Douglass does a good job of hiding this fact from his readers due to his knowledge that a vast majority of his audience would indeed be slave owning Christians. Sharon agrees that Douglass is regarded as one of the greatest anti-slavery works ever written in American history. Through his use of repetition, his emotional and spiritual connection, and his confidence, Douglass was able to get people thinking about right and wrong. His clever writing made it clear and easy for the reader to fully understand his message, leaving no room for doubt about the way Douglass feels about what is going on around him.

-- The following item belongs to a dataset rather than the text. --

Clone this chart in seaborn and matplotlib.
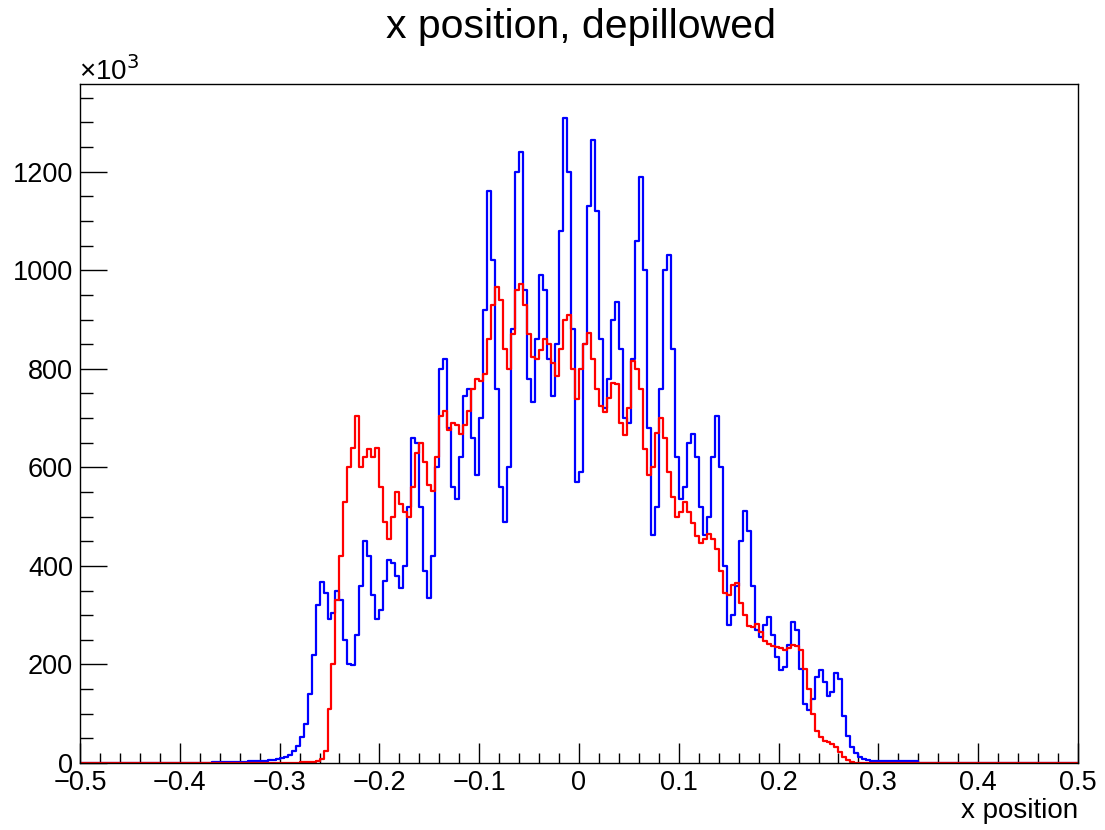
import numpy as np
import pandas as pd
import matplotlib
matplotlib.use("Agg")
import matplotlib.pyplot as plt
from matplotlib.ticker import MultipleLocator
import seaborn as sns

# ---------------- data (counts in units of 10^3, bin width 0.004) ----------------
bin_width = 0.004
x_min, x_max = -0.5, 0.5

blue_first_center = -0.370
blue_counts = [
    0, 3, 3, 3, 3, 3, 3, 3, 3, 3,
    4, 4, 4, 5, 5, 6, 7, 8, 10, 13,
    16, 24, 35, 52, 80, 140, 220, 320, 368, 345,
    292, 305, 350, 330, 250, 200, 198, 260, 360, 450,
    420, 340, 292, 310, 370, 412, 405, 380, 355, 400,
    520, 660, 650, 520, 390, 335, 420, 600, 800, 820,
    680, 560, 535, 620, 745, 760, 660, 585, 700, 920,
    1160, 1020, 760, 560, 490, 600, 880, 1200, 1240, 960,
    780, 732, 860, 990, 960, 820, 745, 850, 1080, 1310,
    1200, 880, 570, 590, 850, 1130, 1265, 1120, 860, 720,
    780, 900, 935, 840, 700, 690, 820, 1060, 1190, 1000,
    680, 462, 520, 760, 1000, 1030, 840, 620, 535, 560,
    650, 668, 620, 520, 462, 500, 620, 705, 600, 400,
    280, 300, 360, 450, 512, 470, 360, 270, 256, 280,
    296, 260, 215, 188, 195, 240, 286, 270, 190, 120,
    108, 130, 175, 188, 165, 135, 145, 182, 170, 95,
    55, 33, 20, 12, 8, 6, 5, 5, 4, 4,
    4, 4, 4, 4, 4, 4, 4, 4, 0,
]

red_first_center = -0.278
red_counts = [
    2, 3, 3, 3, 4, 8, 25, 110, 200, 330,
    420, 530, 600, 640, 705, 600, 620, 638, 622, 640,
    560, 490, 455, 500, 550, 525, 510, 500, 560, 630,
    650, 610, 565, 552, 620, 705, 714, 675, 690, 685,
    668, 685, 715, 760, 780, 775, 790, 860, 930, 966,
    940, 840, 800, 870, 960, 972, 930, 870, 824, 820,
    838, 860, 850, 812, 786, 840, 900, 910, 800, 738,
    800, 850, 872, 820, 760, 725, 712, 740, 772, 770,
    690, 665, 720, 815, 800, 760, 637, 585, 600, 670,
    700, 660, 590, 540, 500, 510, 530, 510, 488, 460,
    447, 455, 465, 455, 435, 390, 345, 340, 362, 365,
    325, 300, 278, 276, 282, 265, 248, 242, 238, 236,
    234, 230, 234, 240, 238, 230, 190, 150, 100, 65,
    52, 45, 42, 38, 32, 22, 12, 6, 2, 0,
]

x_ticks = [-0.5, -0.4, -0.3, -0.2, -0.1, 0, 0.1, 0.2, 0.3, 0.4, 0.5]
x_tick_labels = ["\u22120.5", "\u22120.4", "\u22120.3", "\u22120.2", "\u22120.1", "0",
                 "0.1", "0.2", "0.3", "0.4", "0.5"]
y_ticks = [0, 200, 400, 600, 800, 1000, 1200]
y_tick_labels = ["0", "200", "400", "600", "800", "1000", "1200"]

title_text = "x position, depillowed"
xlabel_text = "x position"

# ---------------- build full-range histograms ----------------
n_bins = int(round((x_max - x_min) / bin_width))
edges = np.linspace(x_min, x_max, n_bins + 1)
centers = 0.5 * (edges[:-1] + edges[1:])


def full_weights(first_center, vals):
    w = np.zeros(n_bins)
    i0 = int(round((first_center - centers[0]) / bin_width))
    w[i0:i0 + len(vals)] = vals
    return w


df_blue = pd.DataFrame({"x": centers, "w": full_weights(blue_first_center, blue_counts)})
df_red = pd.DataFrame({"x": centers, "w": full_weights(red_first_center, red_counts)})

# ---------------- style ----------------
sns.set_style("ticks")
plt.rcParams["font.family"] = ["Liberation Sans", "DejaVu Sans"]
plt.rcParams["text.color"] = "black"

fig = plt.figure(figsize=(11.05, 8.30), dpi=100)
ax = fig.add_axes([80 / 1105, 1 - 763 / 830, (1078 - 80) / 1105, (763 - 84) / 830])

sns.histplot(data=df_blue, x="x", weights="w", bins=n_bins, binrange=(x_min, x_max),
             element="step", fill=False, color="#0000ff", linewidth=1.6, ax=ax)
sns.histplot(data=df_red, x="x", weights="w", bins=n_bins, binrange=(x_min, x_max),
             element="step", fill=False, color="#ff0000", linewidth=1.6, ax=ax)

ax.set_xlim(x_min, x_max)
ax.set_ylim(0, 1378)
ax.set_xlabel("")
ax.set_ylabel("")

ax.set_xticks(x_ticks)
ax.set_xticklabels(x_tick_labels)
ax.set_yticks(y_ticks)
ax.set_yticklabels(y_tick_labels)
ax.xaxis.set_minor_locator(MultipleLocator(0.02))
ax.yaxis.set_minor_locator(MultipleLocator(50))

ax.tick_params(axis="x", which="major", direction="in", length=14.5, width=1.0,
               labelsize=19.5, pad=5, color="black", labelcolor="black")
ax.tick_params(axis="x", which="minor", direction="in", length=7.2, width=1.0, color="black")
ax.tick_params(axis="y", which="major", direction="in", length=19.5, width=1.0,
               labelsize=19.5, pad=5, color="black", labelcolor="black")
ax.tick_params(axis="y", which="minor", direction="in", length=9.5, width=1.0, color="black")
ax.tick_params(top=False, right=False, which="both")

for side in ["left", "bottom", "right", "top"]:
    ax.spines[side].set_visible(True)
    ax.spines[side].set_color("black")
    ax.spines[side].set_linewidth(1.0)

fig.text(581 / 1105, 1 - 27 / 830, title_text, ha="center", va="center",
         fontsize=29.5, color="black")
fig.text(1078 / 1105, 1 - 811 / 830, xlabel_text, ha="right", va="center",
         fontsize=20, color="black")
fig.text(79 / 1105, 1 - 71 / 830, "\u00d710$^{3}$", ha="left", va="center",
         fontsize=20, color="black")

fig.savefig("out.png", dpi=100)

No fancy tricks, no crazy words, just quick and to the point. The reader gets a up-close and personal look at the unfair treatment of slaves and is allowed to fully understand why slavery should be abolished. I agree with everything that Sharon mentioned in her critique. I would have liked for her to focus more on Frederic Douglass himself and really dig deep into the kind of person he was. I believe, as a reader, that if I felt more acquainted with Frederic I would have connected with her analysis even more. But, Sharon stuck to her job and did a critique on the literary piece and not the author!